WSe2/β-Ga2O3 p–n Heterojunction-Based Normally Off Phototransistors for Self-Powered UV-C Detection

A WSe₂/β-Ga₂O₃ heterojunction (HJ)-based enhancement-mode (E-mode) phototransistor with self-powered operation was developed for ultraviolet-C (UV-C) photodetector applications, featuring a top-gate p-type WSe₂ (p-WSe₂) and an n-type ultrawide-bandgap β-Ga₂O₃ that serves as both the conductive channel and UV-C absorption layer. To increase the hole concentration in WSe₂ dry-transferred onto β-Ga₂O₃, the top few layers of WSe₂ were oxidized to tungsten oxide (WO_x) (2 < x < 3) with a high work-function value via UV–ozone treatment. High-resolution transmission electron microscopy and energy-dispersive X-ray spectroscopy revealed excellent interface quality with atomic-scale layer uniformity in the HJ of WO_x/WSe₂/β-Ga₂O₃. The WSe₂/β-Ga₂O₃ p–n HJ diode exhibited a high rectification ratio (∼10⁹) and an extremely low reverse current (14 fA), allowing the demonstration of a normally off n-channel β-Ga₂O₃ phototransistor integrated with an ultrathin p-WSe₂ stack.

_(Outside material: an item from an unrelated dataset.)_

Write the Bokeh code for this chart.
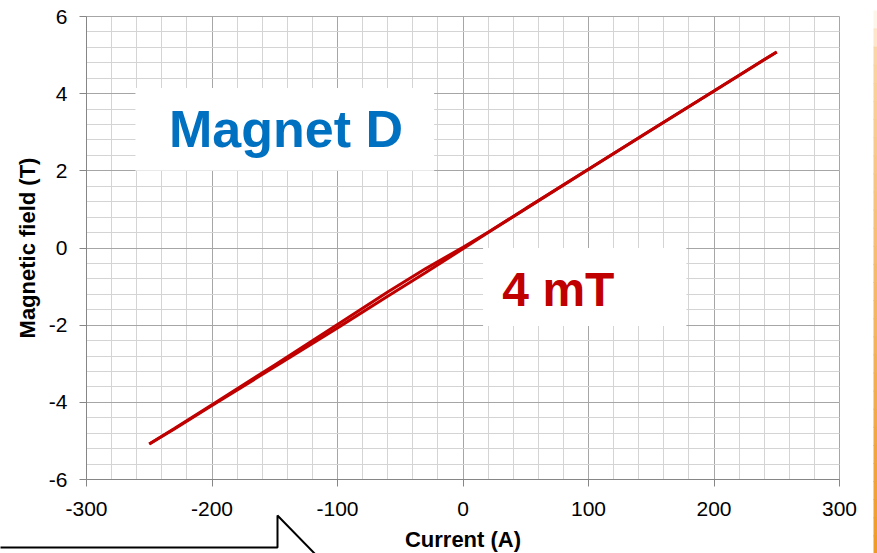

The type-II band alignment of this HJ promoted efficient separation of photogenerated electron–hole pairs under UV-C illumination, allowing us to achieve excellent optoelectronic performance under standalone operation. Without an external power source, the WSe₂/β-Ga₂O₃ E-mode phototransistor exhibited excellent optoelectronic performance, including responsivity of 2.1 A W^–1, a photo-to-dark current ratio of 1.5 × 10³, external quantum efficiency of 10.2%, specific detectivity of 6.4 × 10⁷ Jones, UV-A selectivity with a rejection ratio (R_254nm/R_365nm) of 4, and a fast response without persistent photoconductivity. These findings highlight the potential of p-WSe₂/β-Ga₂O₃ heterostructure UV-C phototransistors with high sensitivity and energy efficiency because of their compact and standalone deep-UV optoelectronic architecture.